1975年から始まったポルポト派政権とベトナムとの対立、そしてその後の内戦によって、クメールルージュ(ポルポト派)、ベトナム軍、そしてカンボジア政府軍が互いに無数の地雷を埋め、多数の不発弾を生み出した。
現在の残存数は400万~600万個と言われており、撤去費用は1個当たり100~1,000ドルと言われている。こうしたなか、MAG(Mine Advisory Group、イギリス・マンチェスターに本部を置くNGO)やCMAC(Cambodian Mine Action Centre、政府系地雷撤去団体)といった組織が日夜、地雷撤去に励んでいる。
【1-a)地雷撤去の状況について(MAGカンボジア本部・バッタンバンオフィス)】
平和な世界をつくるという使命を持ち、地雷・不発弾の撤去・処理を主な仕事としているMAGカンボジア本部(所在地:プノンペン)。過去15年間で35カ国の戦後(まれに戦時中の)処理を行なったそうだ。
スタッフは500人体制で99%がカンボジア人、そのうち38%が女性、8%が地雷被害者である。仕事先が少ないカンボジア人にとって、危険を伴うこの仕事は「生きていくための仕事」という意味合いがあるらしい。
地雷および不発弾は、人々の生活を阻害する。最大の問題は、子供の生活圏の近くに地雷が潜み、何も知らない子供が地雷原に入ることで幼き被害者が発生することである。また、カンボジアの85%が農民と言われており、農地での被害も後を絶たない。
また、地雷撤去に時間がかかりインフラ整備や農地開発の遅れにもつながっている。

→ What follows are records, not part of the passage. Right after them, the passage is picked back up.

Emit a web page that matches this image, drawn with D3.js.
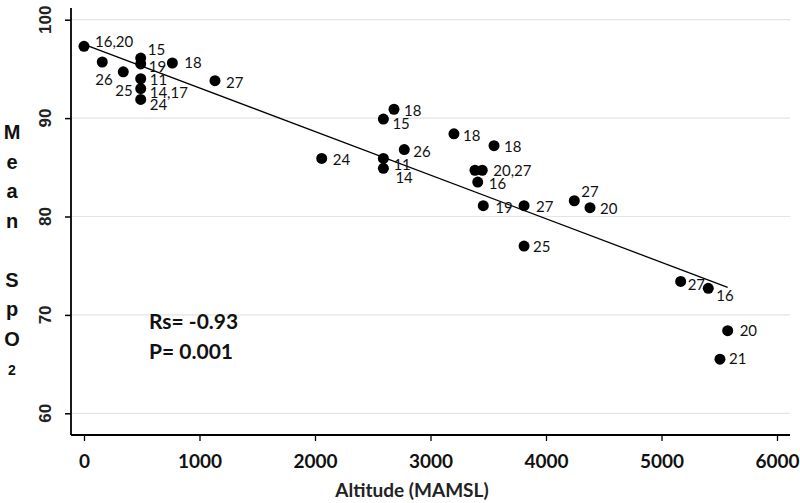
<!DOCTYPE html>
<html>
<head>
<meta charset="utf-8">
<script src="https://cdn.jsdelivr.net/npm/d3@7"></script>
<style>
	body { margin: 0; background: #fff; }
	svg { display: block; }
</style>
</head>
<body>
<svg></svg>
<script>
// altitude (m) and mean SpO2 for each study
let altitude = [0, 158, 340, 491, 491, 491, 491, 491, 765, 1134,
	2058, 2592, 2592, 2592, 2684, 2773, 3203, 3385, 3448, 3409, 3457, 3550, 3810, 3810, 4245, 4381,
	5166, 5405, 5506, 5573];
let spo2 = [97.3, 95.7, 94.7, 96.1, 95.5, 94.0, 93.0, 91.9, 95.6, 93.8,
	85.9, 89.9, 85.9, 84.9, 90.9, 86.8, 88.4, 84.7, 84.7, 83.5, 81.1, 87.2, 81.1, 77.0, 81.6, 80.9,
	73.4, 72.7, 65.5, 68.4];
let pointLabels = ['16,20', '26', '25', '15', '19', '11', '14,17', '24', '18', '27',
	'24', '15', '11', '14', '18', '26', '18', '', '20,27', '16', '19', '18', '27', '25', '27', '20',
	'27', '16', '21', '20'];
// label placement relative to the dot [dx, dy]
let labelOffsets = [[11, -5], [-7, 18], [-8, 19], [7, -8], [8, 3], [9, 1], [9, 4], [9, 5], [12, 0], [11, 2],
	[11, 1], [9, 5], [10, 6], [12, 9], [10, 2], [9, 2], [9, 2], [0, 0], [11, 0], [11, 2], [12, 2], [10, 1], [12, 1], [9, 1], [7, -9], [10, 1],
	[7, 3], [8, 7], [9, 0], [12, 0]];

// fitted line end points
let fitAltitude = [0, 5573];
let fitSpo2 = [97.5, 72.8];

let xTicks = [0, 1000, 2000, 3000, 4000, 5000, 6000];
let yTicks = [60, 70, 80, 90, 100];
let yTitle = ['M', 'e', 'a', 'n', '', 'S', 'p', 'O', '2'];

let width = 800, height = 503;
let margin = { top: 8, right: 10, bottom: 68, left: 71 };

let svg = d3.select('svg')
	.attr('width', width)
	.attr('height', height);

let scaleX = d3.scaleLinear()
	.domain([0, 6000])
	.range([84, 777]);

let scaleY = d3.scaleLinear()
	.domain([60, 100])
	.range([413.3, 19.7]);

let plotBottom = height - margin.bottom;  // 435
let plotRight = width - margin.right;

// grid lines
svg.append('g')
	.selectAll('line')
	.data(yTicks)
	.join('line')
	.attr('x1', margin.left)
	.attr('x2', plotRight)
	.attr('y1', d => scaleY(d))
	.attr('y2', d => scaleY(d))
	.attr('stroke', '#e4e4e4')
	.attr('stroke-width', 1.2);

// y axis
let yAxis = svg.append('g')
	.attr('transform', 'translate(' + margin.left + ',0)')
	.call(d3.axisLeft(scaleY).tickValues(yTicks).tickSize(6).tickFormat(''));
yAxis.select('.domain').remove();
yAxis.selectAll('.tick line').attr('stroke', '#000').attr('stroke-width', 1.5);
svg.append('line')
	.attr('x1', margin.left).attr('x2', margin.left)
	.attr('y1', margin.top).attr('y2', plotBottom)
	.attr('stroke', '#000').attr('stroke-width', 1.8);

svg.append('g')
	.selectAll('text')
	.data(yTicks)
	.join('text')
	.attr('transform', d => 'translate(51,' + scaleY(d) + ') rotate(-90)')
	.attr('text-anchor', 'middle')
	.style('font-family', 'Liberation Sans, Arial, sans-serif')
	.style('font-weight', 'bold')
	.style('font-size', '17px')
	.style('fill', '#222')
	.text(d => d);

// x axis
let xAxis = svg.append('g')
	.attr('transform', 'translate(0,' + plotBottom + ')')
	.call(d3.axisBottom(scaleX).tickValues(xTicks).tickSize(6).tickPadding(14).tickFormat(d3.format('d')));
xAxis.select('.domain').remove();
xAxis.selectAll('.tick line').attr('stroke', '#000').attr('stroke-width', 1.3);
xAxis.selectAll('.tick text')
	.style('font-family', 'Lato, sans-serif')
	.style('font-weight', 'bold')
	.style('font-size', '19px')
	.style('fill', '#111');
svg.append('line')
	.attr('x1', margin.left).attr('x2', plotRight)
	.attr('y1', plotBottom).attr('y2', plotBottom)
	.attr('stroke', '#000').attr('stroke-width', 1.8);

// axis titles
svg.append('text')
	.attr('x', 412)
	.attr('y', 497)
	.attr('text-anchor', 'middle')
	.style('font-family', 'Lato, sans-serif')
	.style('font-weight', 'bold')
	.style('font-size', '19px')
	.style('fill', '#222')
	.text('Altitude (MAMSL)');

svg.append('g')
	.selectAll('text')
	.data(yTitle)
	.join('text')
	.attr('x', 12)
	.attr('y', (d, i) => 139 + i * 29.5)
	.attr('text-anchor', 'middle')
	.style('font-family', 'Liberation Sans, Arial, sans-serif')
	.style('font-weight', 'bold')
	.style('font-size', d => d === '2' ? '14px' : '20px')
	.style('fill', '#111')
	.text(d => d);

// fitted line
svg.append('line')
	.attr('x1', scaleX(fitAltitude[0]))
	.attr('y1', scaleY(fitSpo2[0]))
	.attr('x2', scaleX(fitAltitude[1]))
	.attr('y2', scaleY(fitSpo2[1]))
	.attr('stroke', '#000')
	.attr('stroke-width', 1.3);

// points
svg.append('g')
	.selectAll('circle')
	.data(altitude)
	.join('circle')
	.attr('cx', d => scaleX(d))
	.attr('cy', (d, i) => scaleY(spo2[i]))
	.attr('r', 5.5)
	.attr('fill', '#000');

svg.append('g')
	.selectAll('text')
	.data(pointLabels)
	.join('text')
	.attr('x', (d, i) => scaleX(altitude[i]) + labelOffsets[i][0])
	.attr('y', (d, i) => scaleY(spo2[i]) + labelOffsets[i][1])
	.attr('dy', '0.35em')
	.style('font-family', 'Lato, sans-serif')
	.style('font-size', '15px')
	.style('fill', '#111')
	.text(d => d);

// correlation statistics
svg.append('text')
	.attr('x', 149)
	.attr('y', 329)
	.style('font-family', 'Lato, sans-serif')
	.style('font-weight', 'bold')
	.style('font-size', '21px')
	.style('fill', '#111')
	.text('Rs= -0.93');
svg.append('text')
	.attr('x', 149)
	.attr('y', 359)
	.style('font-family', 'Lato, sans-serif')
	.style('font-weight', 'bold')
	.style('font-size', '21px')
	.style('fill', '#111')
	.text('P= 0.001');
</script>
</body>
</html>
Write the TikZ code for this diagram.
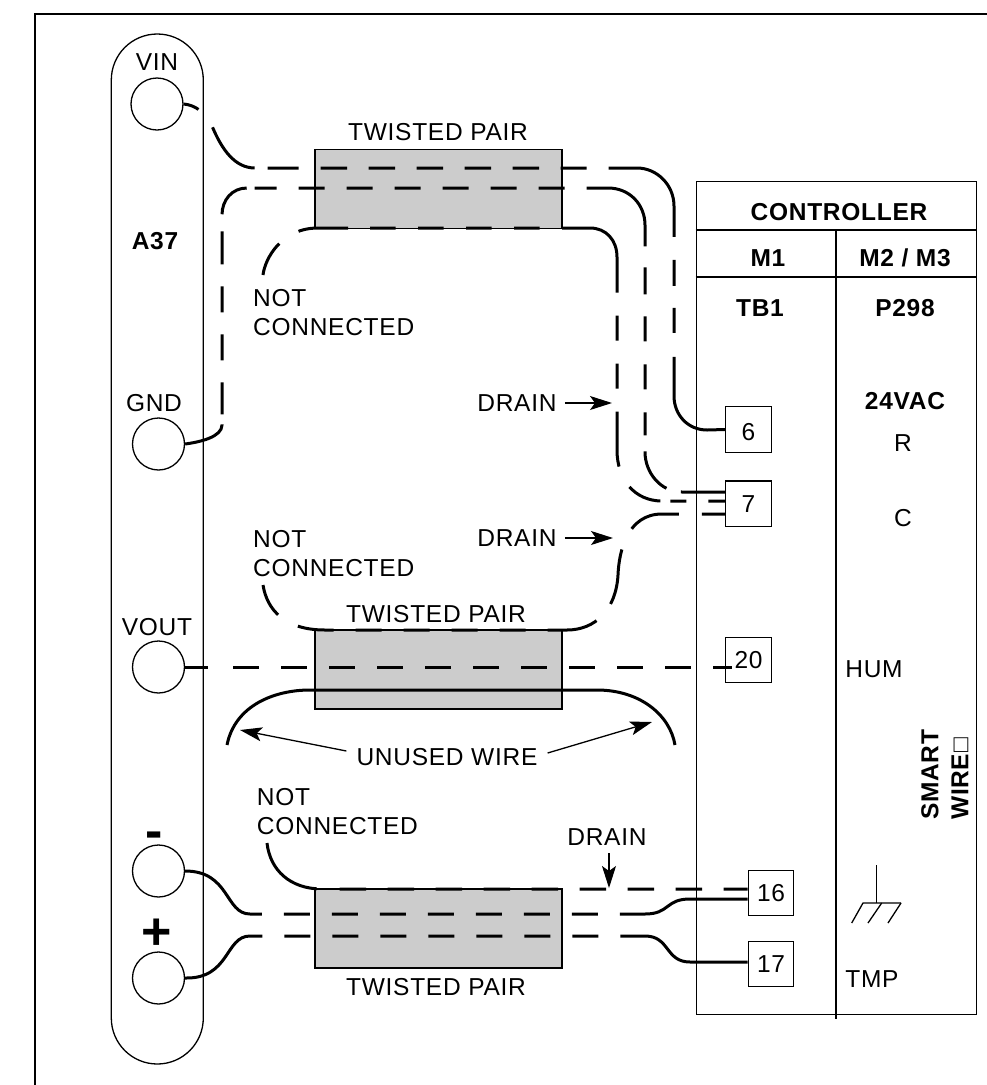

内戦が終わった後も地雷は残存し、今では51%まで減少したものの2007年には約400名の被害者がでている。
地雷被害者が最も多い地域はバッタンバン州。ここにはMAGスタッフのうち約80%、389名が配置されている。そのうち男性255名、女性134名。地雷被害者が39名、うち1名が女性である。
この、カンボジアにおける唯一の女性被害者のディマイナー(地雷撤去者)は、25歳・シングルマザーのKheun Sokhonさん。地元のパイリン地区のアウ・カークラム(Au Chhurkram)村で地雷撤去活動をし、その収入が彼女の生活を支えているそうだ。